Pourquoi ces gamins là ? Pourquoi ces Bowie Nights ont-elles su générer le son et l'image du début des Eighties ? Sans doute parce qu'à l'époque, si vous vous sentiez un tant soit peu créatif, un tant soit peu artiste, il n'y avait de meilleur moyen d'expression que... vous même. Ce n'est pas moi qui le dit mais Nicola Tyson, le fameux photographe des Bowie Nights. Il explique qu'il n'est pas devenu un membre important du Blitz qui a suivi, car cela requérait d'être "massivement dévoué à un look". Lui, c'était pas son truc, il était, à l'époque, juste un "mec costume cravate", ce qui, nonobstant, était, pour un type de 18 ans à la fin des années 70, forcément un look. Mais poursuit-il, il gardait tout les trucs un peu bizarre dans sa tête, les ressortant plus tard dans sa peinture. Or, les gamins des Bowie Nights mettaient tous ces trucs un peu bizarres dans leur look.
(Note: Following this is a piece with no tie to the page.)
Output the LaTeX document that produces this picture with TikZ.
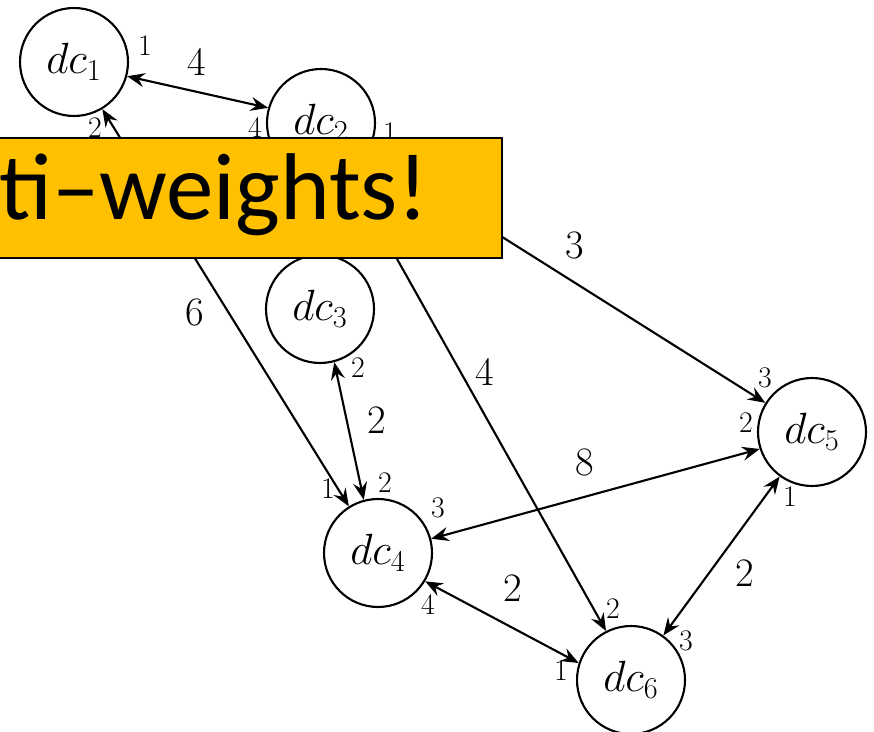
\documentclass[tikz,border=0pt]{standalone}
\usepackage{amsmath}
\usepackage{fontspec}
\usepackage{tikz}
\usetikzlibrary{arrows.meta}
\newfontfamily\bannerfont{Carlito}
\definecolor{bannergold}{RGB}{255,192,0}

\tikzset{
    dc/.style = {draw, circle, line width=1.2pt, minimum size=2.16cm, inner sep=0pt,
                 font=\fontsize{25}{29}\selectfont},
    wt/.style = {font=\fontsize{23}{27}\selectfont, inner sep=0pt},
    port/.style = {font=\fontsize{17}{20}\selectfont, inner sep=0pt},
    link/.style = {line width=1.2pt, >={Stealth[length=10pt, width=8pt, inset=3.5pt]}}
}

\begin{document}
\begin{tikzpicture}[x=0.02cm, y=-0.02cm]
             \useasboundingbox (0,0) rectangle (874,732);

             \node [dc] (dc1) at (74,62)   {$dc_1$};
             \node [dc] (dc2) at (321,123) {$dc_2$};
             \node [dc] (dc3) at (320,309) {$dc_3$};
             \node [dc] (dc4) at (378,553) {$dc_4$};
             \node [dc] (dc5) at (812,432) {$dc_5$};
             \node [dc] (dc6) at (631,680) {$dc_6$};

             \draw [link, <->] (dc1.-15) -- (dc2.164);
             \draw [link, <->] (dc1.-59) -- (dc4.122);
             \draw [link, ->]  (dc2.-32) -- (dc5.148);
             \draw [link, ->]  (dc2.-61) -- (dc6.117);
             \draw [link, <->] (dc3.-75) -- (dc4.105);
             \draw [link, <->] (dc4.15)  -- (dc5.198);
             \draw [link, <->] (dc4.-31) -- (dc6.162);
             \draw [link, <->] (dc5.234) -- (dc6.54);

             \node [wt] (w12) at (197,62)  {4};
             \node [wt] (w14) at (195,312) {6};
             \node [wt] (w25) at (575,245) {3};
             \node [wt] (w26) at (485,372) {4};
             \node [wt] (w34) at (377,420) {2};
             \node [wt] (w45) at (585,462) {8};
             \node [wt] (w46) at (513,588) {2};
             \node [wt] (w56) at (745,573) {2};

             \node [port] (p11) at (145,46)  {1};
             \node [port] (p12) at (95,128)  {2};
             \node [port] (p24) at (255,128) {4};
             \node [port] (p21) at (390,133) {1};
             \node [port] (p32) at (358,368) {2};
             \node [port] (p41) at (328,489) {1};
             \node [port] (p42) at (385,483) {2};
             \node [port] (p43) at (438,508) {3};
             \node [port] (p44) at (428,605) {4};
             \node [port] (p53) at (765,378) {3};
             \node [port] (p52) at (746,423) {2};
             \node [port] (p51) at (790,497) {1};
             \node [port] (p62) at (613,609) {2};
             \node [port] (p63) at (686,641) {3};
             \node [port] (p61) at (561,671) {1};

             \draw [fill = bannergold, line width=1pt] (-10,138) rectangle (502,258);
             \node [anchor=base west, inner sep=0pt, font=\bannerfont\fontsize{54}{60}\selectfont]
                   (banner) at (-1,220) {ti–weights!};
     \end{tikzpicture}
\end{document}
Et, heureux hasard ou instinctif pressentiment, la décennie qui débutait allait instaurer le règne de l'image : Video killed the radio stars, je vous le rappelle. Et MTV, qui naissait et faisait de l'image, allait en toute logique piocher là où l'image était la plus forte. Et d'assoir nos branleurs des Bowie Nights sur le trône de la pop music mondial. Fin du conte de fée. Sauf que la vie, bien sûr, n'est pas un conte de fées, que tout ça ne pouvait durer, et dans les faits ne dura, que quelques années. Car les images avec le temps, même les plus colorées, virent au gris. Mais ça aussi, les gamins des Bowie Nights l'avaient, sans le savoir et dès le départ, anticipé.